We like the Mustang foam ones with the collar and strap. Only our older kids get inflatables.

I'd rqather not trust the life on a little kid to depending on an inflatable working- or a little panicked kid remembering to pull the cord.


----------



## JohnRPollard

Unless there's something new on the market, I'm not aware of any inflatable PFDs that are approved by the USCG for use with children. If there's something new, let us know with a link, please. [Previously, there was a hybrid system that combined foam with an inflatable bladder, but those did not remain on the market for very long and I haven't seen them available for 5+ years now, I think.]

Even if there were, I would stick with closed cell foam for kids. With kids, PFDs need to work flawlessly, without any worry about maintenance or whether the system will self-active or get punctured, etc.

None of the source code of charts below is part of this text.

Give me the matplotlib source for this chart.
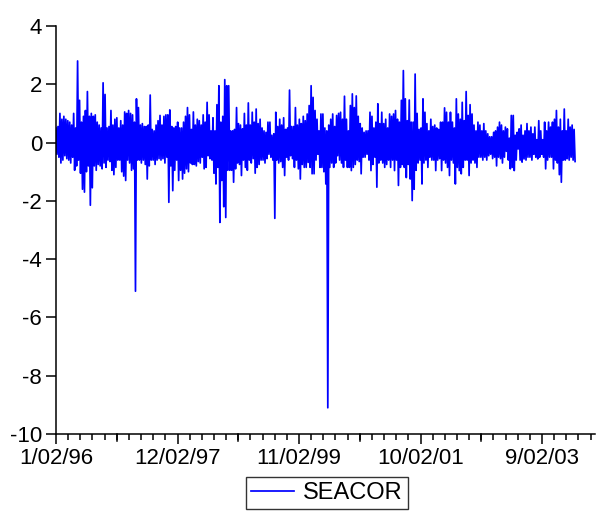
"""
SEACOR daily series, EViews-style line chart (1996-2003).
"""

import numpy as np
import matplotlib

matplotlib.use("Agg")
import matplotlib.pyplot as plt
from matplotlib.ticker import FixedLocator

plt.rcParams["font.family"] = ["Liberation Sans", "DejaVu Sans"]
plt.rcParams["axes.unicode_minus"] = False

# per-column upper / lower envelope of the series
seg1_hi = [0.5, 0.55, 1.0, 0.8, 0.9, 0.8, 0.75, 0.7, 0.6, 1.0, 0.5, 2.8, 1.45, 0.7, 0.9,
           1.1, 1.75, 0.9, 1.0, 0.9, 0.95, 0.7, 0.6, 0.5, 2.05, 1.65, 0.5, 0.55, 1.1, 0.6,
           0.8, 0.85, 0.5, 0.75, 0.6, 1.05, 1.0, 1.1, 1.0, 0.95, 0.7, 1.5, 1.2, 0.6, 0.65]
seg1_lo = [-0.4, -0.5, -0.7, -0.6, -0.45, -0.55, -0.6, -0.7, -0.5, -0.95, -0.8, -0.6, -1.05, -1.6, -1.7,
           -1.0, -0.8, -2.15, -1.55, -0.8, -0.95, -0.75, -0.8, -0.9, -0.7, -0.85, -0.6, -0.65, -0.95, -1.1,
           -0.85, -0.6, -0.6, -1.0, -1.15, -1.3, -0.6, -0.7, -0.95, -0.9, -5.1, -0.6, -0.6, -0.7, -0.6]

seg2_hi = [0.55, 0.55, 0.6, 1.63, 0.45, 0.4, 0.6, 0.75, 0.93, 0.6, 0.9, 0.95, 0.95, 1.12, 0.55,
           0.5, 0.55, 0.7, 0.5, 0.5, 0.7, 0.9, 1.2, 0.95, 0.45, 1.05, 0.6, 0.8, 0.75, 0.6,
           0.95, 0.7, 1.38, 0.95, 0.4, 0.85, 0.4, 1.3, 1.95, 0.7, 0.9, 2.16, 1.95, 1.95, 0.4]
seg2_lo = [-0.75, -1.25, -0.8, -0.6, -0.6, -0.75, -0.6, -0.55, -0.6, -0.55, -0.7, -0.5, -2.05, -0.8, -1.65,
           -0.95, -0.6, -1.3, -0.95, -1.25, -1.05, -0.9, -1.0, -0.7, -0.75, -0.75, -0.8, -0.65, -0.7, -0.5,
           -0.9, -0.85, -0.45, -0.55, -0.6, -1.05, -1.42, -0.85, -2.74, -1.3, -2.2, -2.57, -0.95, -0.95, -0.95]

seg3_hi = [0.4, 0.45, 1.2, 0.65, 0.6, 0.47, 1.0, 0.6, 1.36, 0.6, 1.04, 0.7, 1.15, 0.65, 0.8,
           0.5, 0.4, 0.35, 0.7, 0.7, 0.25, 0.3, 1.04, 0.55, 0.8, 0.6, 0.85, 0.45, 0.5, 1.8,
           0.55, 0.55, 1.2, 0.6, 0.8, 0.65, 0.9, 0.75, 0.98, 1.27, 1.95, 1.55, 1.1, 0.8, 0.4]
seg3_lo = [-1.36, -0.9, -0.7, -0.75, -1.13, -0.6, -0.85, -0.95, -0.6, -0.7, -0.55, -1.05, -0.85, -0.75, -0.6,
           -0.6, -0.7, -0.55, -0.4, -0.5, -0.6, -2.6, -0.6, -0.7, -0.65, -0.85, -1.13, -0.5, -0.6, -0.45,
           -0.55, -0.85, -0.6, -0.9, -1.25, -0.75, -0.85, -0.85, -0.68, -0.85, -1.07, -1.07, -0.6, -0.4, -0.85]

seg4_hi = [0.98, 0.98, 0.5, 0.4, 0.6, 0.8, 0.98, 0.55, 0.93, 1.0, 1.04, 0.8, 1.59, 0.8, 0.4,
           1.27, 1.67, 1.2, 1.6, 0.9, 0.65, 0.5, 0.35, 0.4, 0.4, 1.04, 0.9, 0.5, 0.7, 1.33,
           0.65, 1.04, 0.65, 0.8, 0.5, 0.98, 0.9, 0.98, 1.1, 0.8, 0.7, 1.45, 2.47, 1.5, 0.75]
seg4_lo = [-0.85, -1.0, -1.42, -9.1, -0.85, -0.7, -0.85, -0.7, -0.45, -0.6, -0.7, -0.85, -0.6, -0.85, -0.85,
           -0.96, -0.85, -0.75, -0.6, -0.65, -1.07, -0.5, -0.5, -0.4, -0.6, -0.96, -0.75, -0.5, -1.53, -0.7,
           -0.6, -0.7, -0.85, -0.75, -0.6, -0.85, -0.6, -0.96, -0.6, -1.47, -0.85, -0.75, -0.85, -1.2, -0.75]

seg5_hi = [1.46, 0.7, 0.7, 2.35, 1.0, 0.45, 0.5, 1.5, 1.04, 0.65, 0.4, 0.8, 0.55, 0.6, 0.5,
           0.45, 0.7, 0.7, 1.19, 1.04, 0.7, 1.04, 0.7, 0.5, 1.5, 0.98, 0.8, 1.38, 0.75, 1.75,
           0.93, 1.3, 0.98, 0.6, 0.4, 0.7, 0.6, 0.4, 0.65, 0.4, 0.3, 0.2, 0.2, 0.35, 0.4]
seg5_lo = [-1.25, -1.99, -1.6, -0.95, -0.7, -0.6, -1.42, -0.7, -0.6, -0.85, -0.5, -0.6, -0.6, -0.96, -0.6,
           -0.55, -0.96, -0.6, -0.7, -0.85, -1.13, -0.6, -0.7, -1.42, -0.85, -0.96, -1.07, -0.85, -0.6, -0.6,
           -1.13, -0.7, -0.6, -0.7, -0.85, -0.5, -0.5, -0.6, -0.5, -0.6, -0.45, -0.4, -0.55, -0.5, -0.8]

seg6_hi = [0.53, 0.7, 0.6, 0.4, 0.53, 0.47, 0.15, 0.93, 0.93, 0.25, 0.35, 0.47, 0.6, 0.25, 0.4,
           0.65, 0.4, 0.53, 0.3, 0.53, 0.1, 0.75, 0.4, 0.1, 0.7, 0.4, 0.7, 0.53, 0.7, 0.8,
           1.1, 0.53, 0.8, 0.4, 1.15, 0.4, 0.8, 0.53, 0.6, 0.45]
seg6_lo = [-0.5, -0.55, -0.7, -0.5, -0.3, -0.6, -0.9, -0.85, -0.96, -0.6, -0.22, -0.6, -0.67, -0.56, -0.6,
           -0.5, -0.5, -0.6, -0.4, -0.5, -0.56, -0.5, -0.4, -0.5, -0.9, -0.6, -0.5, -0.5, -0.9, -0.6,
           -0.7, -1.1, -1.36, -0.6, -0.6, -0.55, -0.6, -0.5, -0.6, -0.65]

tick_labels = ["1/02/96", "12/02/97", "11/02/99", "10/02/01", "9/02/03"]
label_obs = [0, 500, 1000, 1500, 2000]
last_obs = 2136
axis_end_obs = 2218
series_name = "SEACOR"


def build_series():
    hi = seg1_hi + seg2_hi + seg3_hi + seg4_hi + seg5_hi + seg6_hi
    lo = seg1_lo + seg2_lo + seg3_lo + seg4_lo + seg5_lo + seg6_lo
    values = []
    for h, l in zip(hi, lo):
        values.extend([h, l])
    return np.array(values)


def main():
    y = build_series()
    x = np.linspace(0, last_obs, len(y))

    fig = plt.figure(figsize=(5.96, 5.25), dpi=100)
    ax = fig.add_axes([56 / 596, 1 - 434 / 525, 539 / 596, 408 / 525])

    (line,) = ax.plot(x, y, color="#0000ff", lw=1.25)

    ax.set_xlim(0, axis_end_obs)
    ax.set_ylim(-10, 4)
    ax.set_xticks(label_obs)
    ax.set_xticklabels(tick_labels)
    ax.xaxis.set_minor_locator(FixedLocator(
        sorted(set(range(0, axis_end_obs + 1, 50)) - set(label_obs))))
    ax.set_yticks(range(-10, 5, 2))

    for side in ("top", "right"):
        ax.spines[side].set_visible(False)
    for side in ("left", "bottom"):
        ax.spines[side].set_linewidth(1.1)

    ax.tick_params(axis="both", which="major", direction="out", length=7, width=1.1,
                   labelsize=16, pad=3)
    ax.tick_params(axis="x", which="minor", direction="out", length=4.5, width=1.1)
    # unlabeled majors every 250 obs are longer
    for v in range(250, axis_end_obs + 1, 500):
        ax.plot([v, v], [-10, -10.25], color="black", lw=1.1, clip_on=False)

    fig.legend([line], [series_name], loc="center",
               bbox_to_anchor=(327 / 596, 1 - 493 / 525), frameon=True, fancybox=False,
               edgecolor="black", fontsize=17, handlelength=1.8, borderpad=0.2,
               handletextpad=0.4, borderaxespad=0)

    fig.savefig("out.png", dpi=100)
    plt.close(fig)


if __name__ == "__main__":
    main()
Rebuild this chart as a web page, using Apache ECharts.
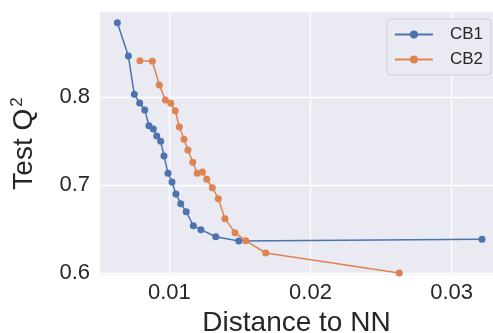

I will echo the suggestion of the Mustang L'il Legends PFDs for kids. These are really the best out there. Very young kids will fuss at first, but get used to them after a while if parents remain firm. They need to be worn at all times when on dock or deck, whether underway or not. If you are consistent with the kids, they soon grasp how it works and it becomes second nature.


----------



## jackdale

In Canada 


> Inflatable PFDs are not made to
> be worn:
> • by anyone under 16 years old;
> • by anyone who weighs less than 36.3
> kg (80 lbs);
> • on a personal watercraft; or
> • for white-water paddling activities.
> Inflatable PFDs come in the following
> two styles:


They have good site for selecting child PFDs

Information about Lifejackets and PFDs from the Safe Boating Guide - Transport Canada


----------



## ottos

From the USCG Aux.Vessel Examiner's Manual:



> Inflatable PFDs that have NO INSTALLED BUOYANCY have been
> approved by the Coast Guard as an alternate recreational
> devices, FOR ADULTS ONLY.


I'm sure it's in a CFR somewhere 

I see that Landfall had a Sospenders hybrid for kids, but they are no longer available.


----------



## pdqaltair

Dreamstimer said:


> What's your experience, is an inflatable suitable for 3-4 years yo kids? My local dealer sells them only from 20kg up. I find the rigid ones to be uncomfortable, especially when is very hot outside. Am I wrong?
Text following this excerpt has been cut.